TASK PROMPT: All of the lines below are to be transcribed faithfully, with pictures excluded from the copy.

DATA EXCERPTS:
_____
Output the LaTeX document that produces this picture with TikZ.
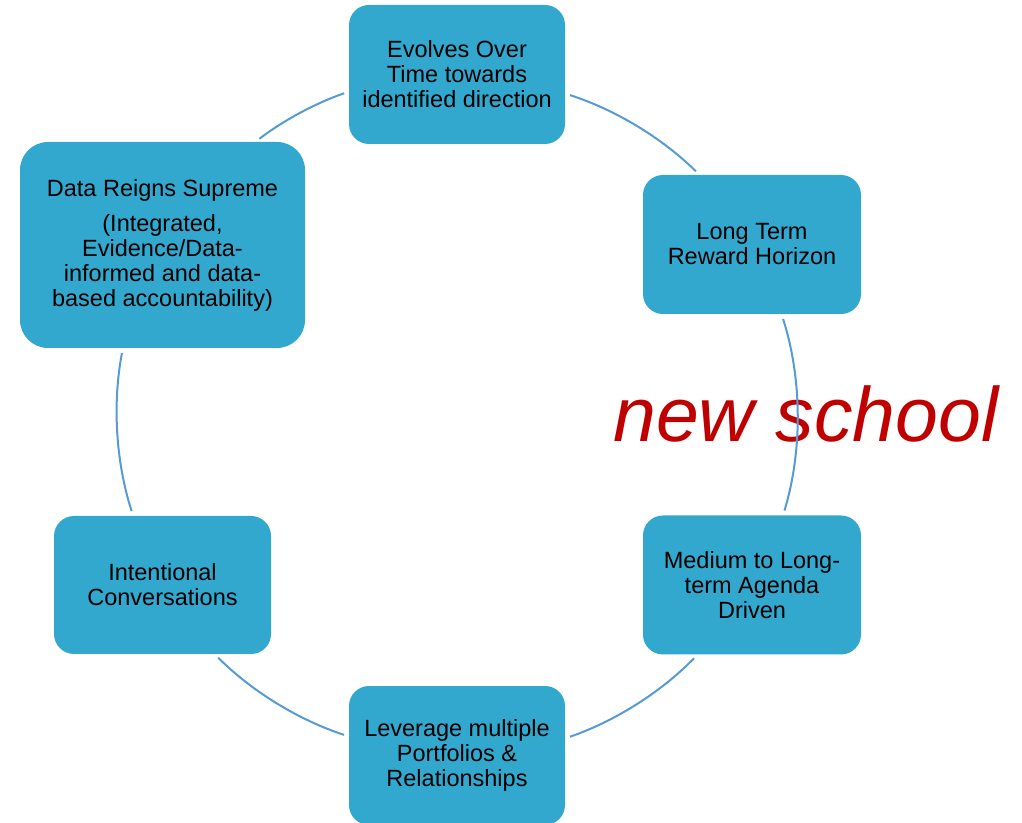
\documentclass[tikz,border=0pt]{standalone}
\usepackage{fontspec}
\setmainfont{Liberation Sans}
\definecolor{boxblue}{RGB}{50,168,206}
\definecolor{ringblue}{RGB}{86,154,214}
\definecolor{schoolred}{RGB}{192,0,0}
\tikzset{
  stage/.style={fill=boxblue, rounded corners=20pt, align=center, inner sep=0pt,
    minimum width=216pt, minimum height=139pt, font=\fontsize{23.5}{25}\selectfont},
  ring/.style={ringblue, line width=2pt, shorten <=5pt, shorten >=5pt, looseness=0.86},
}
\begin{document}
\begin{tikzpicture}[x=1pt,y=1pt]
  \useasboundingbox (0,0) rectangle (1022,822);
  % the six boxes round the ring
  \node[stage] (top) at (457,747.5) {Evolves Over\\Time towards\\identified direction};
  \node[stage, minimum width=218pt] (ru) at (752,577.5) {Long Term\\Reward Horizon};
  \node[stage, minimum width=218pt] (rl) at (752,237) {Medium to Long-\\term Agenda\\Driven};
  \node[stage] (bot) at (457,66.5) {Leverage multiple\\Portfolios \&\\Relationships};
  \node[stage, minimum width=217pt, minimum height=138pt] (ll) at (162.5,237) {Intentional\\Conversations};
  \node[stage, minimum width=285pt, minimum height=206pt, rounded corners=28pt] (ul) at (162.5,577)
    {Data Reigns Supreme\\[10pt](Integrated,\\Evidence/Data-\\informed and data-\\based accountability)};
  \node[text=schoolred, anchor=base west, inner sep=0pt, font=\fontsize{77}{80}\selectfont\itshape] (slogan) at (613,380) {new school};
  % ring segments
  \draw[ring] (top.350.5) to[bend left=13.3] (ru.127.9);
  \draw[ring] (ru.293.1) to[bend left=17.25] (rl.66.8);
  \draw[ring] (rl.232.3) to[bend left=13.35] (bot.9.5);
  \draw[ring] (bot.170.5) to[bend left=13.4] (ll.307.4);
  \draw[ring] (ll.113.6) to[bend left=14.35] (ul.249.4);
  \draw[ring] (ul.48.3) to[bend left=9.05] (top.189.5);
\end{tikzpicture}
\end{document}
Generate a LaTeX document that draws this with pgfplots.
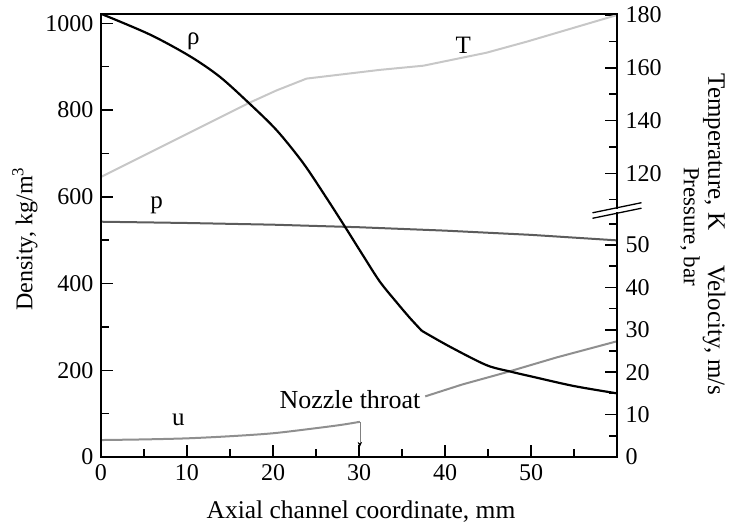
\documentclass[border=0pt]{standalone}
\usepackage{fontspec}
\setmainfont{Liberation Serif}
\usepackage{pgfplots}
\pgfplotsset{compat=1.18}
\usetikzlibrary{arrows.meta}

\definecolor{Tgray}{gray}{0.78}
\definecolor{pgray}{gray}{0.36}
\definecolor{ugray}{gray}{0.56}
\newcommand{\fsz}{\fontsize{25bp}{30bp}\selectfont}
\newcommand{\tsz}{\fontsize{24bp}{28bp}\selectfont}

\pgfplotsset{
  base/.style={
    scale only axis, width=516bp, height=443bp,
    at={(0,0)}, anchor=south west,
    xmin=0, xmax=60,
    /pgf/number format/assume math mode=true,
    /pgf/number format/1000 sep={},
    major tick length=12bp, minor tick length=8bp,
    every tick/.style={black, line width=1.5bp},
    axis line style={line width=2bp},
    tick label style={font=\tsz},
  }
}

\begin{document}
\begin{tikzpicture}[font=\fsz]
\useasboundingbox (-101bp,-71bp) rectangle (633bp,457bp);

% Temperature axis (upper right)
\begin{axis}[base,
  ymin=12.4, ymax=180.4,
  hide x axis,
  axis y line*=right,
  ytick={120,140,160,180},
  minor ytick={110,130,150,170},
  yticklabel style={xshift=5bp},
]
\addplot[Tgray, line width=2bp] coordinates {
(0,118.6) (17.1,146.5) (20.4,151.4) (23.9,155.9)
(32.4,159.2) (37.5,160.8) (44.8,165.7) (49.5,169.9) (60,180)
};
\end{axis}

% Pressure / velocity axis (lower right)
\begin{axis}[base,
  ymin=0, ymax=104.5,
  hide x axis,
  axis y line*=right,
  ytick={0,10,...,50},
  minor ytick={5,15,...,55},
  yticklabel style={xshift=5bp},
]
\addplot[pgray, line width=2bp] coordinates {
(0,55.5) (10,55.2) (20,54.8) (30,54.2) (40,53.4) (50,52.4) (60,51.1)
};
\addplot[ugray, line width=2bp, smooth] coordinates {
(0,4.0) (5,4.15) (10,4.4) (15,4.9) (20,5.6) (25,6.8) (28,7.6) (30.1,8.3)
};
\addplot[ugray, line width=2bp] coordinates {
(37.7,14.3) (42,17.1) (47,19.9) (53,23.5) (60,27.3)
};
\draw[gray, line width=0.7bp, -{Stealth[length=5bp,width=4.5bp,black]}] (axis cs:30.1,8.3) -- (axis cs:30.1,2.4);
\end{axis}

% Density axis
\begin{axis}[base,
  ymin=0, ymax=1021.5,
  tick pos=left,
  xtick={0,10,...,50},
  minor xtick={5,15,...,55},
  ytick={0,200,...,1000},
  minor ytick={100,300,...,900},
  xticklabel style={yshift=-4bp},
  yticklabel style={xshift=-4bp},
]
\addplot[black, line width=2.2bp, smooth, tension=0.5] coordinates {
(0,1022) (5.7,974) (10.35,924) (13.8,877) (17.1,818) (20.4,754)
(23.5,678) (26.2,598) (28.4,530) (30.3,470) (32.4,405)
(34.4,356) (35.9,321) (37.3,291)
};
\addplot[black, line width=2.2bp, smooth, tension=0.5] coordinates {
(37.3,291) (40.6,254) (44.8,212) (47.6,197)
(50.2,185) (54.9,164) (59.6,148) (60,147)
};
\end{axis}

% axis break
\draw[white, line width=3bp] (516bp,244.6bp) -- (516bp,248.4bp);
\draw[line width=1.3bp] (491.5bp,238.7bp) -- (540.5bp,248.8bp);
\draw[line width=1.3bp] (491.5bp,244.2bp) -- (540.5bp,254.3bp);

% curve labels
\node[anchor=base] at (92.3bp,412bp) {ρ};
\node[anchor=base] at (362.3bp,403bp) {T};
\node[anchor=base] at (55.7bp,248.7bp) {p};
\node[anchor=base] at (77.3bp,31.3bp) {u};
\node[anchor=base, font=\fontsize{26bp}{30bp}\selectfont] at (249bp,48.5bp) {Nozzle throat};

% axis labels
\node[anchor=base, font=\fontsize{25.5bp}{30bp}\selectfont] at (260bp,-61bp) {Axial channel coordinate, mm};
\node[rotate=90, font=\fontsize{24bp}{30bp}\selectfont] at (-76bp,218bp) {Density, kg/m\textsuperscript{3}};
\node[rotate=-90] at (613bp,305bp) {Temperature, K};
\node[rotate=-90] at (613bp,126.5bp) {Velocity, m/s};
\node[rotate=-90, font=\fontsize{23bp}{28bp}\selectfont] at (589bp,230.5bp) {Pressure, bar};
\end{tikzpicture}
\end{document}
_____
RESPONSE FOR THIS EXERCISE:
Output the LaTeX document that produces this picture with TikZ.
\documentclass[tikz,border=0pt]{standalone}
\usepackage{fontspec}
\setmainfont{Liberation Sans}
\definecolor{boxblue}{RGB}{50,168,206}
\definecolor{ringblue}{RGB}{86,154,214}
\definecolor{schoolred}{RGB}{192,0,0}
\tikzset{
  stage/.style={fill=boxblue, rounded corners=20pt, align=center, inner sep=0pt,
    minimum width=216pt, minimum height=139pt, font=\fontsize{23.5}{25}\selectfont},
  ring/.style={ringblue, line width=2pt, shorten <=5pt, shorten >=5pt, looseness=0.86},
}
\begin{document}
\begin{tikzpicture}[x=1pt,y=1pt]
  \useasboundingbox (0,0) rectangle (1022,822);
  % the six boxes round the ring
  \node[stage] (top) at (457,747.5) {Evolves Over\\Time towards\\identified direction};
  \node[stage, minimum width=218pt] (ru) at (752,577.5) {Long Term\\Reward Horizon};
  \node[stage, minimum width=218pt] (rl) at (752,237) {Medium to Long-\\term Agenda\\Driven};
  \node[stage] (bot) at (457,66.5) {Leverage multiple\\Portfolios \&\\Relationships};
  \node[stage, minimum width=217pt, minimum height=138pt] (ll) at (162.5,237) {Intentional\\Conversations};
  \node[stage, minimum width=285pt, minimum height=206pt, rounded corners=28pt] (ul) at (162.5,577)
    {Data Reigns Supreme\\[10pt](Integrated,\\Evidence/Data-\\informed and data-\\based accountability)};
  \node[text=schoolred, anchor=base west, inner sep=0pt, font=\fontsize{77}{80}\selectfont\itshape] (slogan) at (613,380) {new school};
  % ring segments
  \draw[ring] (top.350.5) to[bend left=13.3] (ru.127.9);
  \draw[ring] (ru.293.1) to[bend left=17.25] (rl.66.8);
  \draw[ring] (rl.232.3) to[bend left=13.35] (bot.9.5);
  \draw[ring] (bot.170.5) to[bend left=13.4] (ll.307.4);
  \draw[ring] (ll.113.6) to[bend left=14.35] (ul.249.4);
  \draw[ring] (ul.48.3) to[bend left=9.05] (top.189.5);
\end{tikzpicture}
\end{document}
Generate a LaTeX document that draws this with pgfplots.
\documentclass[border=0pt]{standalone}
\usepackage{fontspec}
\setmainfont{Liberation Serif}
\usepackage{pgfplots}
\pgfplotsset{compat=1.18}
\usetikzlibrary{arrows.meta}

\definecolor{Tgray}{gray}{0.78}
\definecolor{pgray}{gray}{0.36}
\definecolor{ugray}{gray}{0.56}
\newcommand{\fsz}{\fontsize{25bp}{30bp}\selectfont}
\newcommand{\tsz}{\fontsize{24bp}{28bp}\selectfont}

\pgfplotsset{
  base/.style={
    scale only axis, width=516bp, height=443bp,
    at={(0,0)}, anchor=south west,
    xmin=0, xmax=60,
    /pgf/number format/assume math mode=true,
    /pgf/number format/1000 sep={},
    major tick length=12bp, minor tick length=8bp,
    every tick/.style={black, line width=1.5bp},
    axis line style={line width=2bp},
    tick label style={font=\tsz},
  }
}

\begin{document}
\begin{tikzpicture}[font=\fsz]
\useasboundingbox (-101bp,-71bp) rectangle (633bp,457bp);

% Temperature axis (upper right)
\begin{axis}[base,
  ymin=12.4, ymax=180.4,
  hide x axis,
  axis y line*=right,
  ytick={120,140,160,180},
  minor ytick={110,130,150,170},
  yticklabel style={xshift=5bp},
]
\addplot[Tgray, line width=2bp] coordinates {
(0,118.6) (17.1,146.5) (20.4,151.4) (23.9,155.9)
(32.4,159.2) (37.5,160.8) (44.8,165.7) (49.5,169.9) (60,180)
};
\end{axis}

% Pressure / velocity axis (lower right)
\begin{axis}[base,
  ymin=0, ymax=104.5,
  hide x axis,
  axis y line*=right,
  ytick={0,10,...,50},
  minor ytick={5,15,...,55},
  yticklabel style={xshift=5bp},
]
\addplot[pgray, line width=2bp] coordinates {
(0,55.5) (10,55.2) (20,54.8) (30,54.2) (40,53.4) (50,52.4) (60,51.1)
};
\addplot[ugray, line width=2bp, smooth] coordinates {
(0,4.0) (5,4.15) (10,4.4) (15,4.9) (20,5.6) (25,6.8) (28,7.6) (30.1,8.3)
};
\addplot[ugray, line width=2bp] coordinates {
(37.7,14.3) (42,17.1) (47,19.9) (53,23.5) (60,27.3)
};
\draw[gray, line width=0.7bp, -{Stealth[length=5bp,width=4.5bp,black]}] (axis cs:30.1,8.3) -- (axis cs:30.1,2.4);
\end{axis}

% Density axis
\begin{axis}[base,
  ymin=0, ymax=1021.5,
  tick pos=left,
  xtick={0,10,...,50},
  minor xtick={5,15,...,55},
  ytick={0,200,...,1000},
  minor ytick={100,300,...,900},
  xticklabel style={yshift=-4bp},
  yticklabel style={xshift=-4bp},
]
\addplot[black, line width=2.2bp, smooth, tension=0.5] coordinates {
(0,1022) (5.7,974) (10.35,924) (13.8,877) (17.1,818) (20.4,754)
(23.5,678) (26.2,598) (28.4,530) (30.3,470) (32.4,405)
(34.4,356) (35.9,321) (37.3,291)
};
\addplot[black, line width=2.2bp, smooth, tension=0.5] coordinates {
(37.3,291) (40.6,254) (44.8,212) (47.6,197)
(50.2,185) (54.9,164) (59.6,148) (60,147)
};
\end{axis}

% axis break
\draw[white, line width=3bp] (516bp,244.6bp) -- (516bp,248.4bp);
\draw[line width=1.3bp] (491.5bp,238.7bp) -- (540.5bp,248.8bp);
\draw[line width=1.3bp] (491.5bp,244.2bp) -- (540.5bp,254.3bp);

% curve labels
\node[anchor=base] at (92.3bp,412bp) {ρ};
\node[anchor=base] at (362.3bp,403bp) {T};
\node[anchor=base] at (55.7bp,248.7bp) {p};
\node[anchor=base] at (77.3bp,31.3bp) {u};
\node[anchor=base, font=\fontsize{26bp}{30bp}\selectfont] at (249bp,48.5bp) {Nozzle throat};

% axis labels
\node[anchor=base, font=\fontsize{25.5bp}{30bp}\selectfont] at (260bp,-61bp) {Axial channel coordinate, mm};
\node[rotate=90, font=\fontsize{24bp}{30bp}\selectfont] at (-76bp,218bp) {Density, kg/m\textsuperscript{3}};
\node[rotate=-90] at (613bp,305bp) {Temperature, K};
\node[rotate=-90] at (613bp,126.5bp) {Velocity, m/s};
\node[rotate=-90, font=\fontsize{23bp}{28bp}\selectfont] at (589bp,230.5bp) {Pressure, bar};
\end{tikzpicture}
\end{document}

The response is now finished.